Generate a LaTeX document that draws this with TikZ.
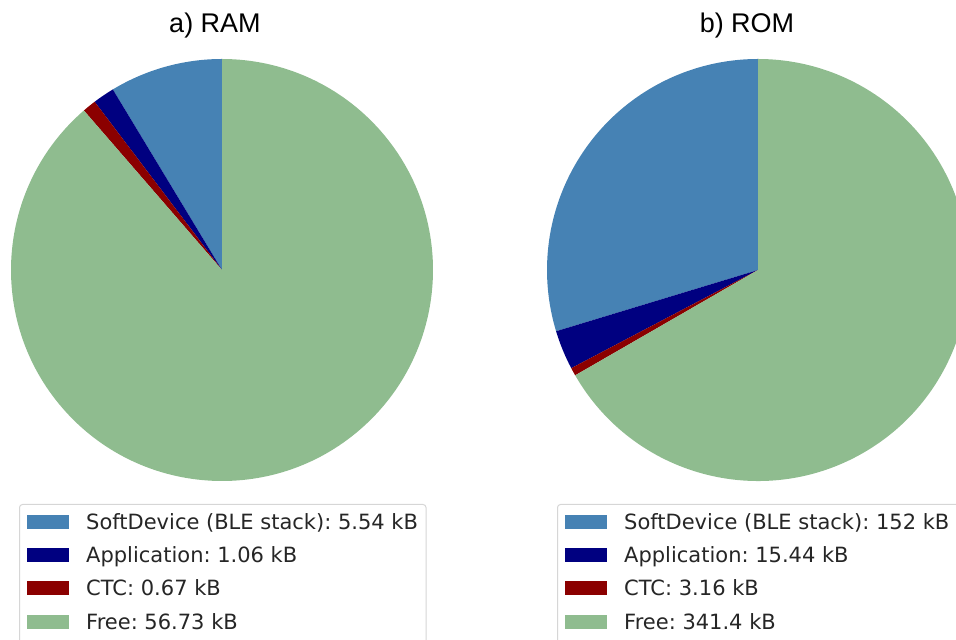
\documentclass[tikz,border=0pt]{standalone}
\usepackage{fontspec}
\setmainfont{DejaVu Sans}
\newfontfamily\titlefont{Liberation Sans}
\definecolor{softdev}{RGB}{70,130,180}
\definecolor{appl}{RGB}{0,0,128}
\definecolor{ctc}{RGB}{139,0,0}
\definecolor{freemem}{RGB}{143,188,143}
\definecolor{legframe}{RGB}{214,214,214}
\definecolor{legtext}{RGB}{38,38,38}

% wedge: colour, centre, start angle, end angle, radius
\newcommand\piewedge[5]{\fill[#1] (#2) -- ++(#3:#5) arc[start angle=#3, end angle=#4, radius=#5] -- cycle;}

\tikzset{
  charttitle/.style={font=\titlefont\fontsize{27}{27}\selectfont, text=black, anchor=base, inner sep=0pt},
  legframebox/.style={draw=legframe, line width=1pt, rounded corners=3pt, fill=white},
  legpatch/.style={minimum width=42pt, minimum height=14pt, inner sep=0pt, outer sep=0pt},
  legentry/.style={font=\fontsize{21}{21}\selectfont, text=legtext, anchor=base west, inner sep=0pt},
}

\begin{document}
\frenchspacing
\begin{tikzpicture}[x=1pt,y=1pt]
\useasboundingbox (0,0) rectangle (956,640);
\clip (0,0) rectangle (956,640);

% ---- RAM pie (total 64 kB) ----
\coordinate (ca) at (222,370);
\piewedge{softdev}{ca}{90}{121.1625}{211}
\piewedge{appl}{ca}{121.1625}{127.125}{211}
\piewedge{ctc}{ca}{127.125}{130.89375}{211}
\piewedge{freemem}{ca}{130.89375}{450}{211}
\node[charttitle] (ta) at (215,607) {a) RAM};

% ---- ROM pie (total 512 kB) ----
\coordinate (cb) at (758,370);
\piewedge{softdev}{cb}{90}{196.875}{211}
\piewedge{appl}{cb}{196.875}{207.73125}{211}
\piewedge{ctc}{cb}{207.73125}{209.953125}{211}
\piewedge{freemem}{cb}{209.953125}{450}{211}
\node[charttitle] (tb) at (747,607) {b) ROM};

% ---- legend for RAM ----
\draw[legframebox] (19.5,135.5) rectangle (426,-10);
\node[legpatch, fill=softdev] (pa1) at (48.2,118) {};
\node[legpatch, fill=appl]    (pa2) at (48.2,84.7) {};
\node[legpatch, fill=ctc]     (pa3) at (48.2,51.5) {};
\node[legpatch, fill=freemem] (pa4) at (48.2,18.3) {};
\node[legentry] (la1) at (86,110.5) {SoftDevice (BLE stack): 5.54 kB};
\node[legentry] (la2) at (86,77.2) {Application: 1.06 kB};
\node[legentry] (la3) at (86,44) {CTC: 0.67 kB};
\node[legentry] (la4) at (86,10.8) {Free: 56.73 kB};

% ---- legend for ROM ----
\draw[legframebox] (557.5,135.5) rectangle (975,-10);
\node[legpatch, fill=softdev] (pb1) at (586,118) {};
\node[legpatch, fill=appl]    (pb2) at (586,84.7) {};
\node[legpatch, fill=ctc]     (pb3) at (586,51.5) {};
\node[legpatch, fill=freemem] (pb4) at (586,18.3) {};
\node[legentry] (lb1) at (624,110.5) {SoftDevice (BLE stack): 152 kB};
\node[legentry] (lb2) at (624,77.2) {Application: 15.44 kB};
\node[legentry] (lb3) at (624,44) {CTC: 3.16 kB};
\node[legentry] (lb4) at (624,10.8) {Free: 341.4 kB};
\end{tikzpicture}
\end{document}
◇ ◇ ◇ ◇
Repeat only what lies between the start of the data and the end of the line containing "-- ++(#3:#5) arc[start", exactly, with pictures left out.

Right answer ::
Generate a LaTeX document that draws this with TikZ.
\documentclass[tikz,border=0pt]{standalone}
\usepackage{fontspec}
\setmainfont{DejaVu Sans}
\newfontfamily\titlefont{Liberation Sans}
\definecolor{softdev}{RGB}{70,130,180}
\definecolor{appl}{RGB}{0,0,128}
\definecolor{ctc}{RGB}{139,0,0}
\definecolor{freemem}{RGB}{143,188,143}
\definecolor{legframe}{RGB}{214,214,214}
\definecolor{legtext}{RGB}{38,38,38}

% wedge: colour, centre, start angle, end angle, radius
\newcommand\piewedge[5]{\fill[#1] (#2) -- ++(#3:#5) arc[start angle=#3, end angle=#4, radius=#5] -- cycle;}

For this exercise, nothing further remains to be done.